Она дала мне еще один листок, на котором слова были написаны печатными буквами в отличие от слитной прописи предыдущего текста.
Написанное было адресовано мне:
«Могу ли я ему доверять?
Что мне ему сказать?
Он меня бросит?
Он меня предаст?
Поправлюсь ли я когда-нибудь?
Боль пройдет?
Что если я потеряю контроль и слечу с катушек?
Как он мне может с этим помочь?
Я боюсь доктора Байера».
Одним унылым вечером, пока Карен была в больнице, я только закончил принимать последнего пациента на сегодня в своем пригородном кабинете, который делил с доктором Гонсалес, когда меня без видимой причины охватила паника. Я смотрел (уже на протяжении семи лет) из окна на поток ползущих по 95-ой улице машин и подумал: «Если я не выберусь отсюда, то буду лицезреть это следующие двадцать лет». Именно тогда я решил на постоянной основе принимать пациентов в центре Чикаго.
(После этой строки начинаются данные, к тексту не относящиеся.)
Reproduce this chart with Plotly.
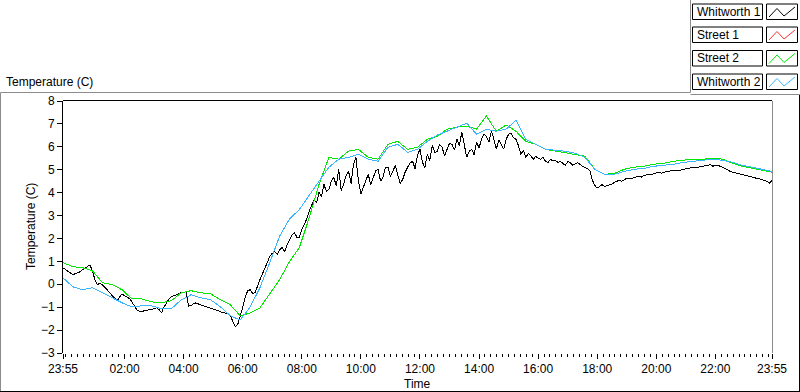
import plotly.graph_objects as go
import pandas as pd

# ---------------- data ----------------
series_names = ["Whitworth 1", "Street 1", "Street 2", "Whitworth 2"]
series_colors = ["#000000", "#FF3030", "#00E800", "#3AB4FF"]

start_time = "2000-01-01 23:55"
end_time = "2000-01-02 23:55"

# Whitworth 1, one reading every 5 minutes
whitworth1 = [
    0.72, 0.65, 0.59, 0.50, 0.42, 0.46, 0.50, 0.55, 0.64, 0.70,
    0.77, 0.85, 0.55, 0.20, -0.02, 0.05, -0.02, -0.12, -0.24, -0.38,
    -0.50, -0.62, -0.72, -0.55, -0.42, -0.50, -0.55, -0.62, -0.77, -0.98,
    -1.12, -1.18, -1.21, -1.15, -1.16, -1.10, -1.12, -1.05, -1.03, -1.10,
    -1.25, -1.00, -0.81, -0.65, -0.55, -0.50, -0.46, -0.42, -0.37, -0.35,
    -0.33, -0.95, -0.94, -0.85, -0.81, -0.86, -0.90, -0.95, -0.99, -1.02,
    -1.07, -1.10, -1.12, -1.15, -1.21, -1.23, -1.25, -1.30, -1.38, -1.60,
    -1.86, -1.75, -1.42, -1.00, -0.59, -0.28, -0.24, -0.40, -0.37, -0.05,
    0.20, 0.45, 0.72, 0.95, 1.21, 1.35, 1.42, 1.30, 1.51, 1.60,
    1.42, 1.70, 1.95, 2.15, 2.26, 2.05, 2.04, 2.40, 2.61, 2.85,
    3.18, 3.45, 3.70, 3.55, 4.01, 3.80, 4.36, 4.05, 4.14, 4.50,
    4.67, 4.30, 5.02, 4.10, 4.36, 4.75, 4.93, 4.40, 5.24, 5.55,
    4.49, 3.95, 4.23, 4.60, 4.80, 4.35, 4.67, 4.95, 5.02, 4.50,
    4.67, 5.10, 5.11, 4.70, 4.93, 5.20, 4.75, 4.40, 4.58, 4.90,
    5.11, 5.30, 5.37, 5.05, 5.63, 5.90, 5.32, 5.10, 5.67, 5.40,
    6.07, 5.75, 5.81, 6.10, 5.98, 5.60, 5.89, 6.15, 6.11, 5.85,
    6.33, 6.05, 6.64, 6.10, 5.54, 5.80, 5.89, 5.65, 6.20, 5.95,
    6.33, 6.55, 6.46, 6.20, 6.68, 6.35, 5.89, 6.30, 6.11, 5.90,
    6.33, 6.55, 6.60, 6.40, 6.33, 6.05, 5.67, 5.85, 5.54, 5.70,
    5.63, 5.45, 5.59, 5.50, 5.46, 5.55, 5.37, 5.30, 5.46, 5.38,
    5.41, 5.32, 5.37, 5.28, 5.19, 5.35, 5.32, 5.20, 5.24, 5.30,
    5.24, 5.15, 5.11, 5.05, 4.97, 4.55, 4.32, 4.20, 4.27, 4.35,
    4.27, 4.30, 4.36, 4.38, 4.45, 4.48, 4.54, 4.50, 4.58, 4.63,
    4.62, 4.60, 4.67, 4.70, 4.71, 4.68, 4.75, 4.78, 4.80, 4.77,
    4.84, 4.86, 4.89, 4.85, 4.89, 4.92, 4.93, 4.95, 4.97, 4.94,
    4.97, 5.00, 5.02, 5.04, 5.06, 5.08, 5.11, 5.08, 5.11, 5.14,
    5.15, 5.18, 5.19, 5.22, 5.15, 5.20, 5.19, 5.16, 5.11, 5.05,
    4.97, 4.93, 4.89, 4.86, 4.84, 4.82, 4.80, 4.74, 4.71, 4.70,
    4.67, 4.63, 4.62, 4.60, 4.58, 4.52, 4.49, 4.42, 4.54,
]

# Street 2, one reading every 20 minutes
street2 = [
    0.94, 0.77, 0.72, 0.59, 0.07, -0.02, -0.24, -0.64, -0.64, -0.77,
    -0.81, -0.72, -0.37, -0.28, -0.37, -0.42, -0.68, -0.90, -1.38, -1.25,
    -1.03, -0.42, 0.20, 0.99, 1.60, 2.90, 4.36, 5.54, 5.46, 5.81,
    5.89, 5.54, 5.46, 6.11, 6.24, 5.89, 5.98, 6.33, 6.46, 6.77,
    6.86, 6.90, 6.77, 7.34, 6.68, 6.95, 6.68, 6.24, 6.11, 5.89,
    5.81, 5.76, 5.67, 5.59, 5.02, 4.80, 4.84, 5.02, 5.11, 5.15,
    5.24, 5.28, 5.37, 5.41, 5.46, 5.46, 5.50, 5.46, 5.28, 5.15,
    5.06, 4.97, 4.89,
]

# Street 1 is hidden underneath Street 2 in the reference
street1 = [
    0.94, 0.77, 0.72, 0.59, 0.07, -0.02, -0.24, -0.64, -0.64, -0.77,
    -0.81, -0.72, -0.37, -0.28, -0.37, -0.42, -0.68, -0.90, -1.38, -1.25,
    -1.03, -0.42, 0.20, 0.99, 1.60, 2.90, 4.36, 5.54, 5.46, 5.81,
    5.89, 5.54, 5.46, 6.11, 6.24, 5.89, 5.98, 6.33, 6.46, 6.77,
    6.86, 6.90, 6.77, 7.34, 6.68, 6.95, 6.68, 6.24, 6.11, 5.89,
    5.81, 5.76, 5.67, 5.59, 5.02, 4.80, 4.84, 5.02, 5.11, 5.15,
    5.24, 5.28, 5.37, 5.41, 5.46, 5.46, 5.50, 5.46, 5.28, 5.15,
    5.06, 4.97, 4.89,
]

# Whitworth 2, one reading every 20 minutes
whitworth2 = [
    0.28, -0.11, -0.24, -0.15, -0.37, -0.59, -0.81, -0.99, -0.94, -0.94,
    -1.07, -1.07, -0.68, -0.46, -0.59, -0.68, -0.99, -1.38, -1.56, -0.99,
    -0.15, 0.95, 2.10, 2.85, 3.26, 3.88, 4.49, 5.11, 5.46, 5.54,
    5.67, 5.46, 5.37, 5.98, 6.11, 5.76, 5.89, 6.24, 6.51, 6.68,
    6.86, 7.03, 6.55, 6.77, 6.68, 6.77, 7.16, 6.33, 6.11, 5.89,
    5.85, 5.81, 5.72, 5.54, 5.02, 4.80, 4.80, 4.93, 5.02, 5.06,
    5.15, 5.19, 5.24, 5.32, 5.37, 5.41, 5.46, 5.41, 5.32, 5.19,
    5.11, 5.02, 4.93,
]

tick_times = [
    "2000-01-01 23:55", "2000-01-02 02:00", "2000-01-02 04:00", "2000-01-02 06:00",
    "2000-01-02 08:00", "2000-01-02 10:00", "2000-01-02 12:00", "2000-01-02 14:00",
    "2000-01-02 16:00", "2000-01-02 18:00", "2000-01-02 20:00", "2000-01-02 22:00",
    "2000-01-02 23:55",
]
tick_labels = ["23:55", "02:00", "04:00", "06:00", "08:00", "10:00", "12:00",
               "14:00", "16:00", "18:00", "20:00", "22:00", "23:55"]
y_ticks = [-3, -2, -1, 0, 1, 2, 3, 4, 5, 6, 7, 8]

t5 = pd.date_range(start_time, periods=len(whitworth1), freq="5min")
t20 = pd.date_range(start_time, periods=len(street2), freq="20min")

# ---------------- layout geometry (pixels) ----------------
W, H = 800, 392
L, R, T, B = 63, 772, 101, 353
FONT = "Liberation Sans"


def px(x):
    return (x - L) / (R - L)


def py(y):
    return (B - y) / (B - T)


fig = go.Figure()
series_data = [(t5, whitworth1), (t20, street1), (t20, street2), (t20, whitworth2)]
for name, color, (tt, vv) in zip(series_names, series_colors, series_data):
    fig.add_trace(go.Scatter(x=tt, y=vv, mode="lines", name=name,
                             line=dict(color=color, width=1), showlegend=False,
                             hoverinfo="skip"))

shapes = []


def seg(x0, y0, x1, y1, color):
    shapes.append(dict(type="line", xref="paper", yref="paper",
                       x0=px(x0), y0=py(y0), x1=px(x1), y1=py(y1),
                       line=dict(color=color, width=1), layer="above"))


# plot frame
seg(L, T - 0.5, R, T - 0.5, "#000000")
seg(R + 0.5, T, R + 0.5, B, "#8C8C8C")
# outer panel
seg(0.5, 92.5, 690.5, 92.5, "#8C8C8C")
seg(0.5, 92.5, 0.5, 391.5, "#8C8C8C")
seg(0, 391.5, 800, 391.5, "#000000")
seg(799.5, 94.5, 799.5, 392, "#000000")
seg(690.5, 0, 690.5, 92.5, "#8C8C8C")
seg(690.5, 94.5, 800, 94.5, "#8C8C8C")

annotations = []
row_tops = [4, 27, 50.5, 74]
row_h = 15.5
for name, color, top in zip(series_names, series_colors, row_tops):
    shapes.append(dict(type="rect", xref="paper", yref="paper",
                       x0=px(692.5), x1=px(762.5), y0=py(top), y1=py(top + row_h),
                       line=dict(color="#000000", width=1), fillcolor="white"))
    shapes.append(dict(type="rect", xref="paper", yref="paper",
                       x0=px(766.5), x1=px(797.5), y0=py(top), y1=py(top + row_h),
                       line=dict(color="#000000", width=1), fillcolor="white"))
    pts = [(769, top + 13), (777, top + 4.5), (784, top + 12), (795, top + 3)]
    path = "M " + " L ".join(f"{px(a):.5f},{py(b):.5f}" for a, b in pts)
    shapes.append(dict(type="path", xref="paper", yref="paper", path=path,
                       line=dict(color=color, width=1)))
    annotations.append(dict(xref="paper", yref="paper", x=px(694.5), y=py(top + row_h / 2),
                            text=name, showarrow=False, xanchor="left", yanchor="middle",
                            font=dict(family=FONT, size=12, color="black")))

annotations.append(dict(xref="paper", yref="paper", x=px(4), y=py(82),
                        text="Temperature (C)", showarrow=False, xanchor="left",
                        yanchor="middle", font=dict(family=FONT, size=12, color="black")))
annotations.append(dict(xref="paper", yref="paper", x=px(31), y=0.5,
                        text="Temperature (C)", showarrow=False, textangle=-90,
                        xanchor="center", yanchor="middle",
                        font=dict(family=FONT, size=12, color="black")))
annotations.append(dict(xref="paper", yref="paper", x=0.5, y=py(384),
                        text="Time", showarrow=False, xanchor="center", yanchor="middle",
                        font=dict(family=FONT, size=12, color="black")))

fig.update_layout(
    width=W, height=H, autosize=False,
    margin=dict(l=L, r=W - R, t=T, b=H - B, pad=0),
    paper_bgcolor="white", plot_bgcolor="white",
    font=dict(family=FONT, size=12, color="black"),
    shapes=shapes, annotations=annotations, showlegend=False,
    hovermode=False,
    xaxis=dict(type="date", range=[start_time, end_time],
               tickmode="array", tickvals=tick_times, ticktext=tick_labels,
               ticks="outside", ticklen=5, tickcolor="black", tickwidth=1,
               showgrid=False, zeroline=False, showline=False,
               tickfont=dict(family=FONT, size=12, color="black"),
               minor=dict(ticks="outside", ticklen=3, tickcolor="black",
                          dtick=12 * 60 * 1000, tick0="2000-01-02 00:00", showgrid=False)),
    yaxis=dict(range=[-3, 8], tickmode="array", tickvals=y_ticks,
               ticks="outside", ticklen=5, tickcolor="black", tickwidth=1,
               showgrid=False, zeroline=False, showline=True,
               linecolor="black", linewidth=1,
               tickfont=dict(family=FONT, size=12, color="black")),
)

post = (
    "document.body.style.margin='0';document.body.style.overflow='hidden';"
    "document.querySelectorAll('.scatterlayer path.js-line').forEach(function(p){"
    "p.style.shapeRendering='crispEdges';});"
)
fig.write_html("out.html", config={"displayModeBar": False}, post_script=post)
Я всегда чувствовал себя уютнее среди психоаналитиков в центре, но в начале карьеры практичнее было работать в пригороде. В центре города психиатры, психологи и работники медико-социальных служб буквально ходят по головам друг друга, и, хотя у меня хорошая подготовка, но отсутствие опыта не позволяло на первых порах выделиться из этой массы. В пригородах, особенно на юге, редко найдешь кого-то с моим образованием, поэтому заполучить пациентов проще. Кроме того у большинства тамошних клиентов есть хорошая медицинская страховка или нечто лучше того, что предлагают организации медицинского обеспечения основной массе белых воротничков в центре города.
Почувствовав теперь, что я готов преуспеть в самом городе, я навестил несколько коллег в университетских клинических больницах в центре, чтобы выяснить, есть ли вакансии на полставки. Я нашел одну у парня, который был главой стационара, в котором я проходил ординатуру. Я надеялся, что это место поможет мне получить рекомендации для моей частной практики, что позволит обойтись без рекомендаций от доктора Гонсалес.
Мой новый кабинет в центре города серьезно отличался от того, что на юге. Зеленый бархатный диван во всю стену. Рядом с ним расположен дизайнерский стул от Чарльза и Рэй Имз, на котором я могу сидеть таким образом, что мои пациенты меня не видят, когда рассказывают о своих переживаниях. Над диваном находятся четыре изображения птиц и бабочек. Напротив моего стула расположено кресло с зелено-белым цветочным рисунком. За ним примостился стол в стиле восемнадцатого века, а рядом с ним комод, на котором стоят электронные золотые часы Джефферсона пятидесятых годов, циферблат которых я могу видеть из-за головы пациента, с которым беседую.